Islamic finance and banking must be developed as an alternative to the discredited Wall Street model of doing business, the World Islamic Economic Forum resolved as it wrapped up Wednesday in Indonesia. More than 1,550 delegates including prime ministers, presidents, princes and sheikhs from 38 countries issued a declaration calling on the Islamic Development Bank (IDB) to take the lead in promoting Islamic finance.
They also called for "effective regulations" in the conventional global financial industry to "mitigate risk and failure" in the aftermath of the Wall Street collapse triggered by a credit crunch in the US housing sector. The declaration expressed support for the IDB Task Force for Islamic Finance and Global Financial Stability to "promote Islamic finance and banking as a viable alternative to the conventional financial system."
It also called on "governments and Islamic banks to expand sharia (Islamic) compliant micro-credits" to small businesses in the developing world. "The declaration has a host of policy recommendations that, if implemented widely, would enact real change within the Muslim and non-Muslim world," World Islamic Economic Forum Foundation chairman Tun Musa Hitam said.
The fifth Islamic economic forum opened in Indonesia, the most populous Muslim country and the largest economy in Southeast Asia, on Monday. Other items on the agenda included the "global food crisis" triggered by last year''s price spikes and falling production, alternative energy and the future of fossil fuels.
The delegates included corporate leaders from 87 companies as well as governmental and non-governmental organisations. More than three billion dollars worth of agreements were signed on Monday, organisers said.
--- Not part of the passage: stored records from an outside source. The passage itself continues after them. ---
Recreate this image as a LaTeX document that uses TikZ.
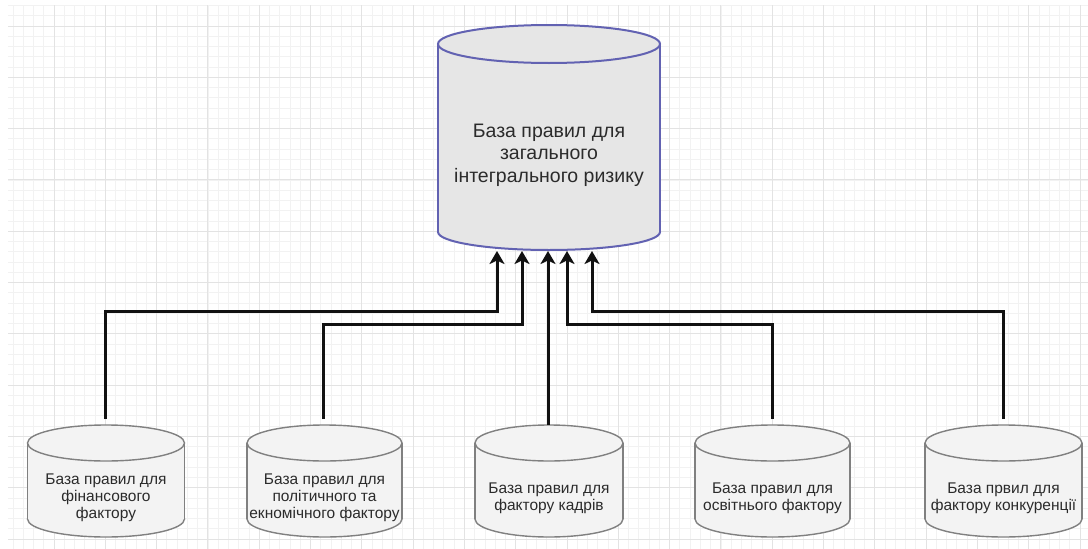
\documentclass[tikz,border=0pt]{standalone}
\usepackage{fontspec}
\setmainfont{Liberation Sans}
\usetikzlibrary{arrows.meta}
\definecolor{gridminor}{HTML}{F2F2F2}
\definecolor{gridmajor}{HTML}{E3E3E3}
\definecolor{bigfill}{HTML}{E6E6E6}
\definecolor{bigline}{RGB}{98,98,178}
\definecolor{smallfill}{HTML}{F3F3F3}
\definecolor{smallline}{HTML}{808080}
\definecolor{txt}{HTML}{2B2B2B}
\definecolor{conn}{HTML}{111111}
\tikzset{
  connector/.style={draw=conn, line width=3pt, -{Stealth[length=13pt,width=15pt,inset=3.5pt]}},
  bigtext/.style={align=center, text=txt, font=\fontsize{19.5}{22.5}\selectfont},
  smalltext/.style={align=center, text=txt, font=\fontsize{15.5}{17}\selectfont},
  smalledge/.style={draw=smallline, line width=1.4pt},
  bigedge/.style={draw=bigline, line width=2pt},
}
\begin{document}
\begin{tikzpicture}[x=1pt,y=-1pt]
\useasboundingbox (0,0) rectangle (1088,549);
\fill[white] (0,0) rectangle (1088,549);
% grid
\begin{scope}
\clip (8,5) rectangle (1088,549);
\foreach \i in {0,...,110} {
  \draw[gridminor, line width=0.8pt] ({2.7+\i*10.26},5) -- ({2.7+\i*10.26},549);
}
\foreach \i in {-3,...,55} {
  \draw[gridminor, line width=0.8pt] (8,{26+\i*10.26}) -- (1088,{26+\i*10.26});
}
\foreach \i in {0,...,22} {
  \draw[gridmajor, line width=1pt] ({2.7+\i*51.3},5) -- ({2.7+\i*51.3},549);
}
\foreach \i in {-1,...,11} {
  \draw[gridmajor, line width=1pt] (8,{26+\i*51.3}) -- (1088,{26+\i*51.3});
}
\end{scope}
% big cylinder
\filldraw[fill=bigfill, bigedge] (549,232) ellipse [x radius=111pt, y radius=18pt];
\fill[bigfill] (438,44) rectangle (660,232);
\draw[bigedge] (438,44) -- (438,232) (660,44) -- (660,232);
\filldraw[fill=bigfill, bigedge] (549,44) ellipse [x radius=111pt, y radius=19pt];
\node[bigtext] (big) at (549,155) {База правил для\\загального\\інтегрального ризику};
% small cylinders
\foreach \cx/\rx in {106/78.5, 324.5/77.5, 549/74, 772.5/77.5, 1003.5/78.5} {
  \filldraw[fill=smallfill, smalledge] (\cx,519) ellipse [x radius=\rx pt, y radius=18pt];
  \fill[smallfill] ({\cx-\rx},443) rectangle ({\cx+\rx},519);
  \draw[smalledge] ({\cx-\rx},443) -- ({\cx-\rx},519) ({\cx+\rx},443) -- ({\cx+\rx},519);
  \filldraw[fill=smallfill, smalledge] (\cx,443) ellipse [x radius=\rx pt, y radius=18pt];
}
\node[smalltext] (c1) at (106,498) {База правил для\\фінансового\\фактору};
\node[smalltext] (c2) at (324.5,498) {База правил для\\політичного та\\екномічного фактору};
\node[smalltext] (c3) at (549,498) {База правил для\\фактору кадрів};
\node[smalltext] (c4) at (772.5,498) {База правил для\\освітнього фактору};
\node[smalltext] (c5) at (1003.5,498) {База првил для\\фактору конкуренції};
% connector anchors
\coordinate (s1) at (105,419);
\coordinate (s2) at (323,419);
\coordinate (s3) at (548,425);
\coordinate (s4) at (772,419);
\coordinate (s5) at (1003,419);
\coordinate (k1) at (497,311);
\coordinate (k2) at (522,324);
\coordinate (k4) at (567,324);
\coordinate (k5) at (592,311);
\coordinate (t1) at (497,251);
\coordinate (t2) at (522,251);
\coordinate (t3) at (548,251);
\coordinate (t4) at (567,251);
\coordinate (t5) at (592,251);
\draw[connector] (s1) |- (k1) -- (t1);
\draw[connector] (s2) |- (k2) -- (t2);
\draw[connector] (s3) -- (t3);
\draw[connector] (s4) |- (k4) -- (t4);
\draw[connector] (s5) |- (k5) -- (t5);
\end{tikzpicture}
\end{document}
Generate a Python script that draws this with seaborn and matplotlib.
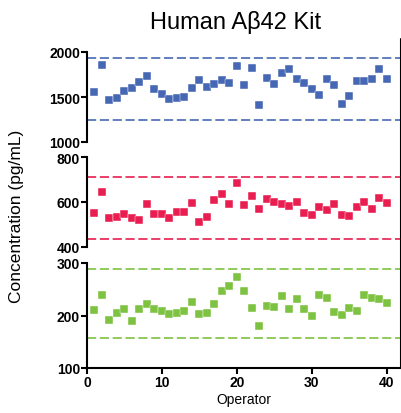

The final declaration also contained a call to maintain the momentum for free trade in the face of protectionist tendencies triggered by rising unemployment and the global economic turmoil.
It urged the "reduction of regulatory barriers including food subsidies hindering sustainable food production and trade" and stressed the need for a "proper balance" between food production and crops used for biofuels. "The worst thing that anyone can do is become protectionist and thus invite protectionist retaliation in a trade war in which everyone will emerge a pitiable loser," Indonesian President Susilo Bambang Yudhoyono told the forum in an opening address on Monday.
Malaysian Prime Minister Abdullah Ahmad Badawi blamed "unbridled greed" for the global financial meltdown and called for a new financial system to replace the Wall Street model. "We have inherited a system where people can trade what they do not own and the resulting inflationary pressure in the global market has caused immense damage to the economic well-being of the world''s poor," he told the forum.
"Such is the impact of unbridled greed in the financial system where there is no accountability on money lending.... The world is beginning to appreciate the need for alternative financial arrangements." He said Islamic finance - which shuns interest and avoids profiting from industries such as alcohol and gambling - was "gaining credibility as an alternative." The forum will next meet in Kuala Lumpur, Malaysia, on May 18-20 next year.